AIM OF THE TASK -
In your copy, include every line of the listing below exactly but none of the pictures.
======== SUPPLIED INFORMATION
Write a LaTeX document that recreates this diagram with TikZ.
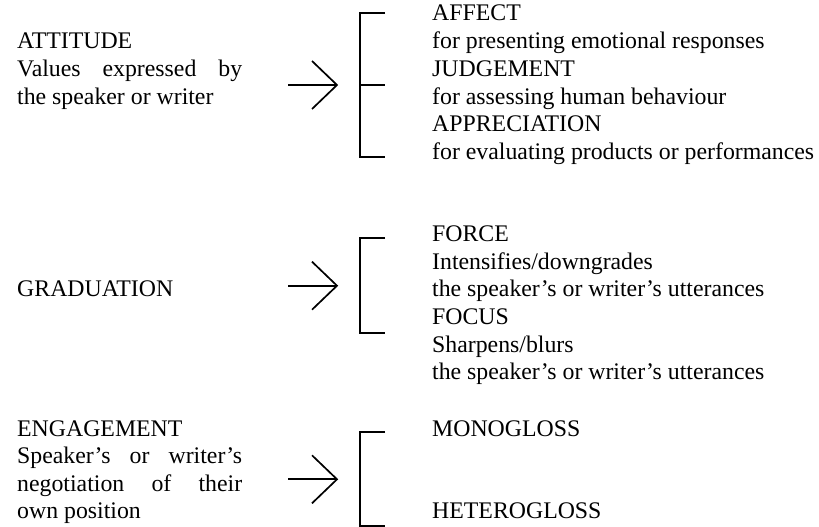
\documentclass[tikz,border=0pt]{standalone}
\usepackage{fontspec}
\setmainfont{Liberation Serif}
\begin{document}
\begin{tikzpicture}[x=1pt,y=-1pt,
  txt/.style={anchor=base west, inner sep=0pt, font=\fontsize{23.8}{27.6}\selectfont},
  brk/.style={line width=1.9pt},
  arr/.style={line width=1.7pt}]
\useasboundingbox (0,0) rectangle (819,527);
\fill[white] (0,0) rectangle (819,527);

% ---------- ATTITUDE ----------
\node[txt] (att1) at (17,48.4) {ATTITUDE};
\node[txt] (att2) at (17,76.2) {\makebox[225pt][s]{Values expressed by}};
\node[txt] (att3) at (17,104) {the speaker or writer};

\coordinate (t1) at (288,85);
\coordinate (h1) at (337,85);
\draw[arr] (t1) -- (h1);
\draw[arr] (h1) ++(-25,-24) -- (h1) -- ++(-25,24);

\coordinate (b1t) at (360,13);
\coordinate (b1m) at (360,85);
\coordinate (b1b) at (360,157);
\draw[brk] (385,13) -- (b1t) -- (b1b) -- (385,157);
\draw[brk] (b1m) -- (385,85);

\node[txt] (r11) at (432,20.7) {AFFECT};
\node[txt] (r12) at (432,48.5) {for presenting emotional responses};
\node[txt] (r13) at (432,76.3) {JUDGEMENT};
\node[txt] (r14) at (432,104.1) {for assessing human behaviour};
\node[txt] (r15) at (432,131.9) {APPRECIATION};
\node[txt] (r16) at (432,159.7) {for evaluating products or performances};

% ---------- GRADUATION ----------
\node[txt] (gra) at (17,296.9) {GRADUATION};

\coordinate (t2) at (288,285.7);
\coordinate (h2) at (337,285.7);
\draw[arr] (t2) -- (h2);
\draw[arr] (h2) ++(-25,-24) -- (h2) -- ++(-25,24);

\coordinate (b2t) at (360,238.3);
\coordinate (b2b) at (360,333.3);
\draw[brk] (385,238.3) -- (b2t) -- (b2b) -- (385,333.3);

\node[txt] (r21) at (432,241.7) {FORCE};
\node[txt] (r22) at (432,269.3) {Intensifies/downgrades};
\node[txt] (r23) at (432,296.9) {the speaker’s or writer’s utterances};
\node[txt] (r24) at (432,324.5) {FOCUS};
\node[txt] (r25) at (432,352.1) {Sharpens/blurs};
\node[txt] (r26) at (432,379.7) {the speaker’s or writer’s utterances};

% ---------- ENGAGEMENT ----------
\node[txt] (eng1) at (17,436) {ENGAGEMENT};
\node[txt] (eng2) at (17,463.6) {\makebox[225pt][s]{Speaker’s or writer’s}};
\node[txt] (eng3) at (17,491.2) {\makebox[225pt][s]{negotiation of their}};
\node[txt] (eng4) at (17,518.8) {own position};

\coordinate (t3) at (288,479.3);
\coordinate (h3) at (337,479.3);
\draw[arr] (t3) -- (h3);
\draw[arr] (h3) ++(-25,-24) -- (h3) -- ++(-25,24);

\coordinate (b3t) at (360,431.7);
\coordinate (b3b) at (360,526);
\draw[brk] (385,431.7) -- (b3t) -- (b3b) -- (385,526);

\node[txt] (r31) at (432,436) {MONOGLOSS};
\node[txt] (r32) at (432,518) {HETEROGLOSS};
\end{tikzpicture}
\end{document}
================
EXPECTED OUTPUT -
Write a LaTeX document that recreates this diagram with TikZ.
\documentclass[tikz,border=0pt]{standalone}
\usepackage{fontspec}
\setmainfont{Liberation Serif}
\begin{document}
\begin{tikzpicture}[x=1pt,y=-1pt,
  txt/.style={anchor=base west, inner sep=0pt, font=\fontsize{23.8}{27.6}\selectfont},
  brk/.style={line width=1.9pt},
  arr/.style={line width=1.7pt}]
\useasboundingbox (0,0) rectangle (819,527);
\fill[white] (0,0) rectangle (819,527);

% ---------- ATTITUDE ----------
\node[txt] (att1) at (17,48.4) {ATTITUDE};
\node[txt] (att2) at (17,76.2) {\makebox[225pt][s]{Values expressed by}};
\node[txt] (att3) at (17,104) {the speaker or writer};

\coordinate (t1) at (288,85);
\coordinate (h1) at (337,85);
\draw[arr] (t1) -- (h1);
\draw[arr] (h1) ++(-25,-24) -- (h1) -- ++(-25,24);

\coordinate (b1t) at (360,13);
\coordinate (b1m) at (360,85);
\coordinate (b1b) at (360,157);
\draw[brk] (385,13) -- (b1t) -- (b1b) -- (385,157);
\draw[brk] (b1m) -- (385,85);

\node[txt] (r11) at (432,20.7) {AFFECT};
\node[txt] (r12) at (432,48.5) {for presenting emotional responses};
\node[txt] (r13) at (432,76.3) {JUDGEMENT};
\node[txt] (r14) at (432,104.1) {for assessing human behaviour};
\node[txt] (r15) at (432,131.9) {APPRECIATION};
\node[txt] (r16) at (432,159.7) {for evaluating products or performances};

% ---------- GRADUATION ----------
\node[txt] (gra) at (17,296.9) {GRADUATION};

\coordinate (t2) at (288,285.7);
\coordinate (h2) at (337,285.7);
\draw[arr] (t2) -- (h2);
\draw[arr] (h2) ++(-25,-24) -- (h2) -- ++(-25,24);

\coordinate (b2t) at (360,238.3);
\coordinate (b2b) at (360,333.3);
\draw[brk] (385,238.3) -- (b2t) -- (b2b) -- (385,333.3);

\node[txt] (r21) at (432,241.7) {FORCE};
\node[txt] (r22) at (432,269.3) {Intensifies/downgrades};
\node[txt] (r23) at (432,296.9) {the speaker’s or writer’s utterances};
\node[txt] (r24) at (432,324.5) {FOCUS};
\node[txt] (r25) at (432,352.1) {Sharpens/blurs};
\node[txt] (r26) at (432,379.7) {the speaker’s or writer’s utterances};

% ---------- ENGAGEMENT ----------
\node[txt] (eng1) at (17,436) {ENGAGEMENT};
\node[txt] (eng2) at (17,463.6) {\makebox[225pt][s]{Speaker’s or writer’s}};
\node[txt] (eng3) at (17,491.2) {\makebox[225pt][s]{negotiation of their}};
\node[txt] (eng4) at (17,518.8) {own position};

\coordinate (t3) at (288,479.3);
\coordinate (h3) at (337,479.3);
\draw[arr] (t3) -- (h3);
\draw[arr] (h3) ++(-25,-24) -- (h3) -- ++(-25,24);

\coordinate (b3t) at (360,431.7);
\coordinate (b3b) at (360,526);
\draw[brk] (385,431.7) -- (b3t) -- (b3b) -- (385,526);

\node[txt] (r31) at (432,436) {MONOGLOSS};
\node[txt] (r32) at (432,518) {HETEROGLOSS};
\end{tikzpicture}
\end{document}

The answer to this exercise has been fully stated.